You win our parlor game. Not your first draft--shame on you for buying the Carville line that the only reason that Ken Starr is offended by is because he's some prunefaced podsnap--but your second. A town meeting! How perfect! The only thing missing is a half-way compliment to Monica Lewinsky: not enough to irk Mrs. C., but something for her to think about as she toddles back before the grand jury.

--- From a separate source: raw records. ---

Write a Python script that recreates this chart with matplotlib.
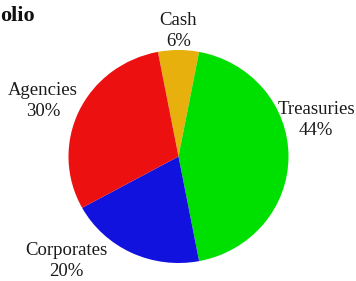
import matplotlib.pyplot as plt

labels = ['Cash', 'Treasuries', 'Corporates', 'Agencies']
shares = [6, 44, 20, 30]
colors = ['#E8B00C', '#00E000', '#1212DE', '#EC1010']
# label positions in units of the pie radius
label_xy = [(0.0, 1.18), (1.25, 0.34), (-1.02, -0.98), (-1.23, 0.52)]

plt.rcParams['font.family'] = ['Liberation Serif', 'DejaVu Serif']

fig = plt.figure(figsize=(3.56, 2.81), dpi=100)
ax = fig.add_axes([0, 0, 1, 1])

start = 90 + shares[0] * 3.6 / 2
ax.pie(shares, colors=colors, startangle=start, counterclock=False,
       radius=1.0, center=(0, 0), wedgeprops={'linewidth': 0})

for name, val, (x, y) in zip(labels, shares, label_xy):
    ax.text(x, y, f'{name}\n{val}%', ha='center', va='center',
            fontsize=13.5, linespacing=1.3, color='#1a1a1a')

# figure is 356x281 px, pie center ~ (178.5,156.5) px, slightly wider than tall
cx, cy, rx, ry = 178.5, 156.5, 110.0, 106.5
ax.set_xlim(-cx / rx, (356 - cx) / rx)
ax.set_ylim(-(281 - cy) / ry, cy / ry)
ax.set_aspect('auto')
ax.axis('off')

# title is cropped in the reference, only its tail is visible
fig.text(0.5 / 356, 1 - 16 / 281, 'olio', ha='left', va='center',
         fontsize=16, fontweight='bold', color='#111111')

fig.savefig('out.png', dpi=100)
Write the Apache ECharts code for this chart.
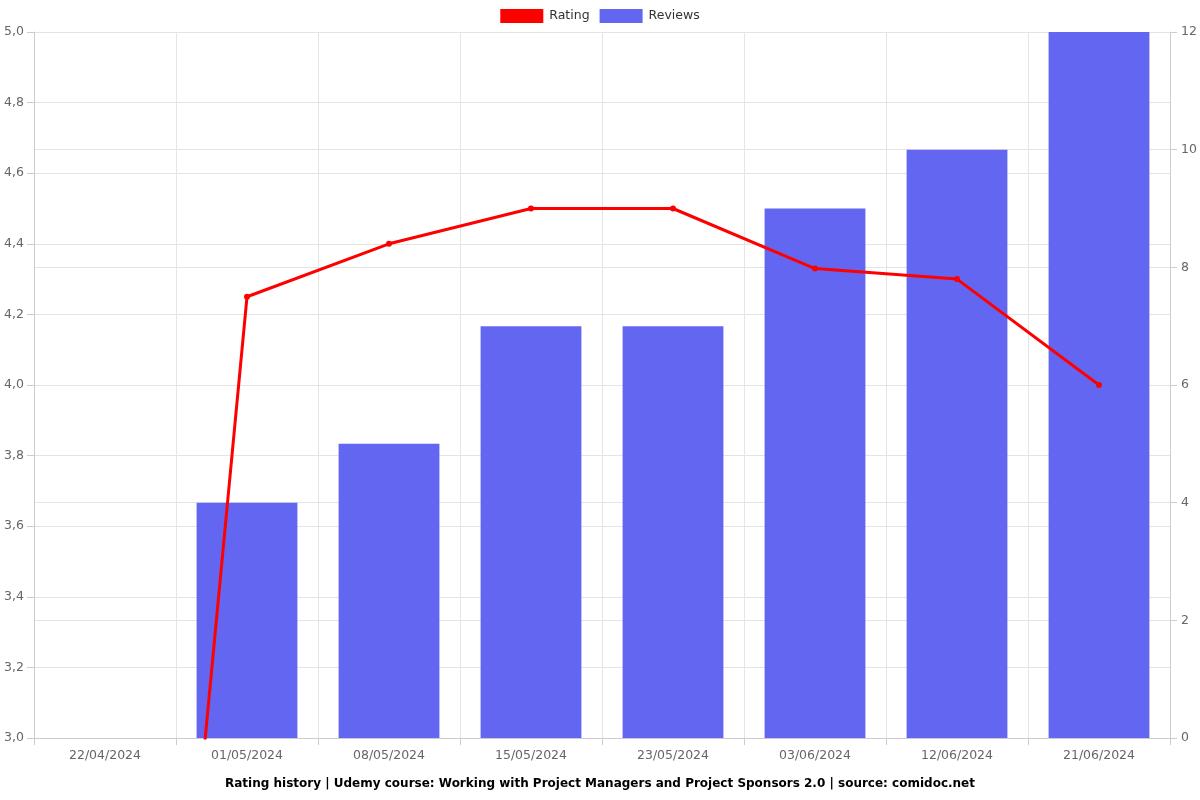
<!DOCTYPE html>
<html><head><meta charset="utf-8">
<script src="https://cdn.jsdelivr.net/npm/echarts@6/dist/echarts.min.js"></script>
<style>html,body{margin:0;padding:0;background:#fff}#c{width:1200px;height:800px}</style>
</head><body><div id="c"></div>
<script>
const categories = ['22/04/2024','01/05/2024','08/05/2024','15/05/2024','23/05/2024','03/06/2024','12/06/2024','21/06/2024'];
const ratingValues = [0, 4.25, 4.4, 4.5, 4.5, 4.33, 4.3, 4.0];
const reviewValues = [0, 4, 5, 7, 7, 9, 10, 12];
const titleText = 'Rating history | Udemy course: Working with Project Managers and Project Sponsors 2.0 | source: comidoc.net';

const chart = echarts.init(document.getElementById('c'));
const font = 'DejaVu Sans';
chart.setOption({
  animation: false,
  textStyle: { fontFamily: font },
  title: { text: titleText, left: 'center', bottom: 5,
    textStyle: { fontFamily: font, fontSize: 12, fontWeight: 'bold', color: '#000' } },
  legend: { top: 4, left: 'center', itemWidth: 43, itemHeight: 14, itemGap: 10,
    textStyle: { fontFamily: font, fontSize: 12.5, color: '#333', padding: [0, 0, 0, 1] },
    data: [{ name: 'Rating', icon: 'rect' }, { name: 'Reviews', icon: 'rect' }] },
  grid: { left: 34, right: 30, top: 32, bottom: 62 },
  xAxis: { type: 'category', data: categories, boundaryGap: true,
    axisLine: { lineStyle: { color: '#ccc' } },
    axisTick: { show: true, length: 7, lineStyle: { color: '#ccc' } },
    splitLine: { show: true, lineStyle: { color: '#e4e4e4' } },
    axisLabel: { fontFamily: font, fontSize: 12.5, color: '#666', margin: 11 } },
  yAxis: [
    { type: 'value', min: 3, max: 5, interval: 0.2,
      axisLine: { show: true, lineStyle: { color: '#ccc' } },
      axisTick: { show: true, length: 7, lineStyle: { color: '#ccc' } },
      splitLine: { lineStyle: { color: '#e4e4e4' } },
      axisLabel: { fontFamily: font, fontSize: 12.5, color: '#666', margin: 10, padding: [4, 0, 0, 0],
        formatter: v => v.toFixed(1).replace('.', ',') } },
    { type: 'value', min: 0, max: 12, interval: 2, position: 'right',
      axisLine: { show: true, lineStyle: { color: '#ccc' } },
      axisTick: { show: true, length: 7, lineStyle: { color: '#ccc' } },
      splitLine: { lineStyle: { color: '#e4e4e4' } },
      axisLabel: { fontFamily: font, fontSize: 12.5, color: '#666', margin: 11, padding: [4, 0, 0, 0] } }
  ],
  series: [
    { name: 'Rating', type: 'line', yAxisIndex: 0, data: ratingValues, z: 3,
      color: '#ff0000', symbol: 'circle', symbolSize: 6, showSymbol: true,
      lineStyle: { width: 3, color: '#ff0000' }, itemStyle: { color: '#ff0000' } },
    { name: 'Reviews', type: 'bar', yAxisIndex: 1, data: reviewValues, z: 2,
      color: '#6366f1', barWidth: '71%',
      itemStyle: { color: '#6366f1' } }
  ]
});
</script></body></html>
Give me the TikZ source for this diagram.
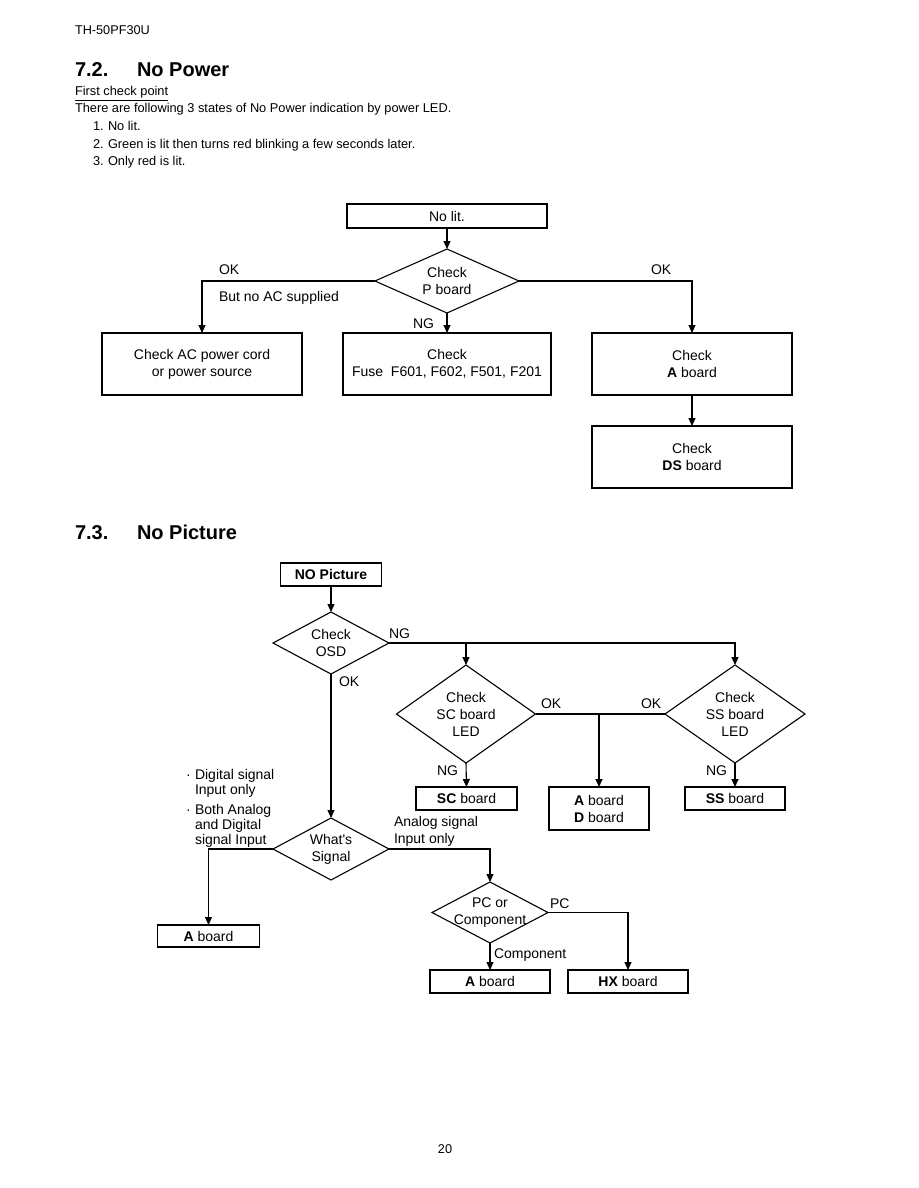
\documentclass[tikz,border=0pt]{standalone}
\usepackage{fontspec}
\setmainfont{Liberation Sans}
\usetikzlibrary{arrows.meta}
\newcommand{\myfs}[2]{\fontsize{#1}{#2}\selectfont}
\begin{document}
\begin{tikzpicture}[x=1pt,y=-1pt,
 every node/.style={inner sep=0pt, outer sep=0pt},
 ln/.style={line width=1.1pt},
 arr/.style={line width=1.1pt, -{Triangle[length=8pt,width=7pt]}},
 rbox/.style={draw, line width=1.1pt, align=center, font=\myfs{14}{17}},
 dtext/.style={align=center, font=\myfs{14}{17}},
 lbl/.style={anchor=base west, font=\myfs{14}{17}},
 body/.style={anchor=base west, font=\myfs{12.8}{15}},
 ttl/.style={anchor=base west, font=\myfs{20}{24}\bfseries},
]
\useasboundingbox[fill=white] (0,0) rectangle (918,1188);

% header texts
\node[anchor=base west, font=\myfs{12.7}{15}] (hdr) at (75,34.5) {TH-50PF30U};
\node[ttl] (t72n) at (75,77) {7.2.};
\node[ttl] (t72) at (137,77) {No Power};
\node[body] (fcp) at (75,96) {\underline{First check point}};
\node[body] (intro) at (75,113) {There are following 3 states of No Power indication by power LED.};
\node[body] (n1) at (93,131) {1.};
\node[body] (s1) at (108,131) {No lit.};
\node[body] (n2) at (93,148) {2.};
\node[body] (s2) at (108,148) {Green is lit then turns red blinking a few seconds later.};
\node[body] (n3) at (93,165) {3.};
\node[body] (s3) at (108,165) {Only red is lit.};

% ---------- flowchart 1 ----------
\node[rbox, minimum width=200, minimum height=24] (nolit) at (447,216) {No lit.};
\node[dtext, minimum width=144, minimum height=64] (pb) at (447,281) {Check\\P board};
\draw[ln] (pb.north)--(pb.east)--(pb.south)--(pb.west)--cycle;
\node[rbox, minimum width=200, minimum height=62] (cac) at (202,364) {Check AC power cord\\or power source};
\node[rbox, minimum width=208, minimum height=62] (fuse) at (447,364) {Check\\Fuse\ \ F601, F602, F501, F201};
\node[rbox, minimum width=200, minimum height=62] (ca) at (692,364) {Check\\\textbf{A} board};
\node[rbox, minimum width=200, minimum height=62] (ds) at (692,457) {Check\\\textbf{DS} board};

\draw[arr] (nolit.south) -- (pb.north);
\draw[arr] (pb.west) -| (cac.north);
\draw[arr] (pb.south) -- (fuse.north);
\draw[arr] (pb.east) -| (ca.north);
\draw[arr] (ca.south) -- (ds.north);

\node[lbl] (okl) at (219,274) {OK};
\node[lbl] (bnac) at (219,301) {But no AC supplied};
\node[lbl] (ng1) at (413,328) {NG};
\node[lbl] (okr) at (651,274) {OK};

% ---------- section 7.3 ----------
\node[ttl] (t73n) at (75,539) {7.3.};
\node[ttl] (t73) at (137,539) {No Picture};

\node[rbox, minimum width=101, minimum height=23] (np) at (331,574.5) {\textbf{NO Picture}};
\node[dtext, minimum width=116, minimum height=62] (osd) at (331,643) {Check\\OSD};
\draw[ln] (osd.north)--(osd.east)--(osd.south)--(osd.west)--cycle;
\node[dtext, minimum width=139, minimum height=98] (sc) at (466,714) {Check\\SC board\\LED};
\draw[ln] (sc.north)--(sc.east)--(sc.south)--(sc.west)--cycle;
\node[dtext, minimum width=140, minimum height=98] (ss) at (735,714) {Check\\SS board\\LED};
\draw[ln] (ss.north)--(ss.east)--(ss.south)--(ss.west)--cycle;
\node[rbox, minimum width=101, minimum height=23] (scb) at (466.5,798.5) {\textbf{SC} board};
\node[rbox, minimum width=100, minimum height=43] (adb) at (599,808.5) {\textbf{A} board\\\textbf{D} board};
\node[rbox, minimum width=100, minimum height=23] (ssb) at (735,798.5) {\textbf{SS} board};
\node[dtext, minimum width=116, minimum height=62] (ws) at (331,849) {What\textquotesingle s\\Signal};
\draw[ln] (ws.north)--(ws.east)--(ws.south)--(ws.west)--cycle;
\node[rbox, minimum width=102, minimum height=22] (ab1) at (208.5,936) {\textbf{A} board};
\node[dtext, minimum width=116, minimum height=61] (pc) at (490,912.5) {PC or\\Component};
\draw[ln] (pc.north)--(pc.east)--(pc.south)--(pc.west)--cycle;
\node[rbox, minimum width=120, minimum height=23] (ab2) at (490,981.5) {\textbf{A} board};
\node[rbox, minimum width=120, minimum height=23] (hx) at (628,981.5) {\textbf{HX} board};

\draw[arr] (np.south) -- (osd.north);
\draw[arr] (osd.east) -| (sc.north);
\draw[arr] (osd.east) -| (ss.north);
\draw[ln] (sc.east) -- (ss.west);
\draw[arr] (sc.east -| adb.north) -- (adb.north);
\draw[arr] (sc.south) -- (scb.north);
\draw[arr] (ss.south) -- (ssb.north);
\draw[arr] (osd.south) -- (ws.north);
\draw[arr] (ws.west) -| (ab1.north);
\draw[arr] (ws.east) -| (pc.north);
\draw[arr] (pc.east) -| (hx.north);
\draw[arr] (pc.south) -- (ab2.north);

\node[lbl] (ng2) at (389,638) {NG};
\node[lbl] (ok2) at (339,686) {OK};
\node[lbl] (ok3) at (541,708) {OK};
\node[lbl] (ok4) at (641,708) {OK};
\node[lbl] (ng3) at (437,775) {NG};
\node[lbl] (ng4) at (706,775) {NG};
\node[lbl] (b1) at (186,779) {·};
\node[lbl] (d1) at (195,779) {Digital signal};
\node[lbl] (d2) at (195,794) {Input only};
\node[lbl] (b2) at (186,814) {·};
\node[lbl] (d3) at (195,814) {Both Analog};
\node[lbl] (d4) at (195,829) {and Digital};
\node[lbl] (d5) at (195,844) {signal Input};
\node[lbl] (an1) at (394,826) {Analog signal};
\node[lbl] (an2) at (394,843) {Input only};
\node[lbl] (pcl) at (550,908) {PC};
\node[lbl] (cmp) at (494,958) {Component};

\node[anchor=base, font=\myfs{12.7}{15}] (pg) at (445,1153.5) {20};
\end{tikzpicture}
\end{document}
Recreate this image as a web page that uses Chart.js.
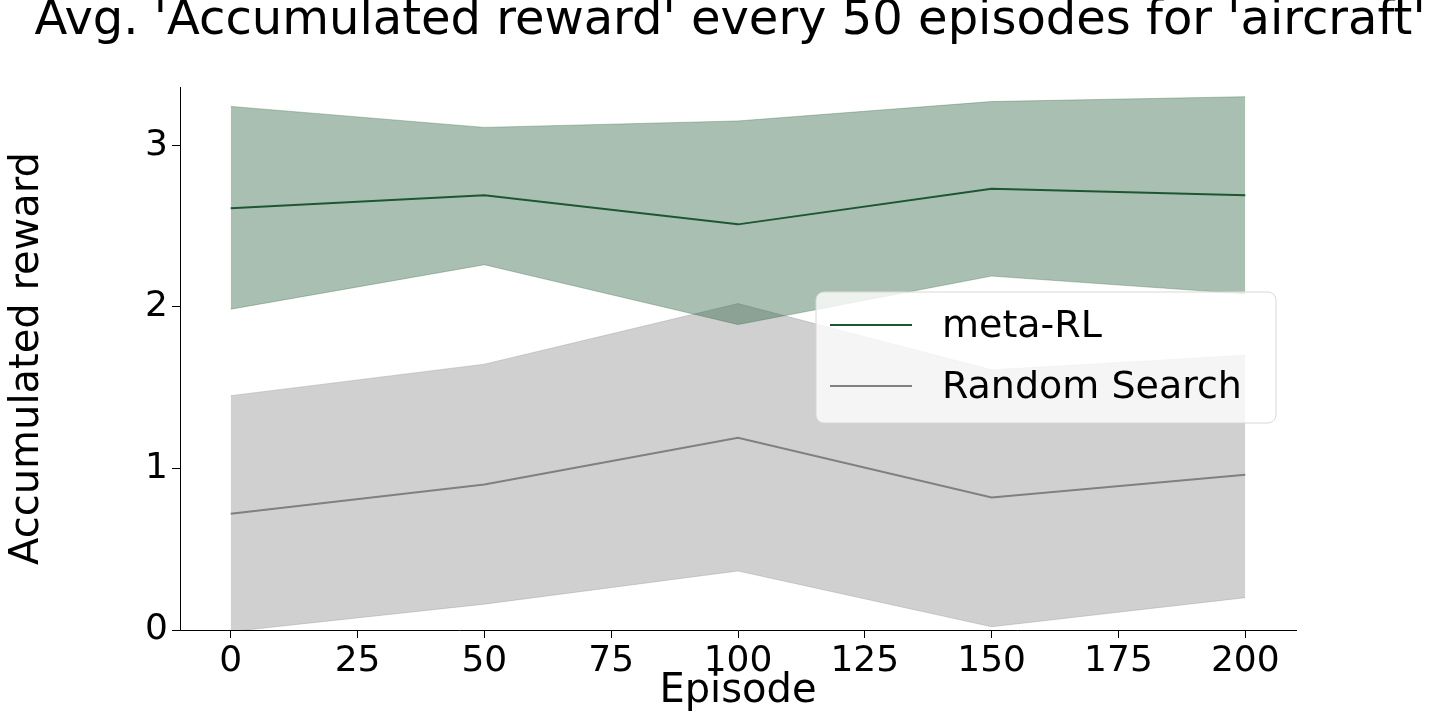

This was supposed to have been Canadian content day. The big story here is that the Supreme Court of Canada has said that Quebec cannot legally secede. What a chance to introduce you and the six or seven Slate readers who didn't come to a screeching halt at the mention of "Canada" to the complex subtleties of our constitutional dilemmas, and in two languages too. Alas, duty calls: there's another Clinton administration scandal on the front page of the Times, and by the time I get through cackling over it (oh sorry: thinking how dreadful it is for the Republic), it'll be cocktail hour here in Wellington, at which lateness is absolutely forbidden.

It seems that somebody has taken notes suggesting that not only was Al Gore lying when he denied having raised money illegally; he was lying when he denied knowing that his illegally raised money had been illegally spent. Now let me confess something here: despite his mad environmental ideas, his sanctimonious tone, and his considerable responsibility for the transformation of the once-great New Republic into a fanzine, I've always had sort of a soft spot for Gore. And no, it's not because he introduced the world to Willy Horton. It's because the 60s generation will be divided for ever between freaks and squares. I root for the squares, and they don't get any squarer than Al. I feel sorry for him too because I think he is at bottom an honest and honorable man.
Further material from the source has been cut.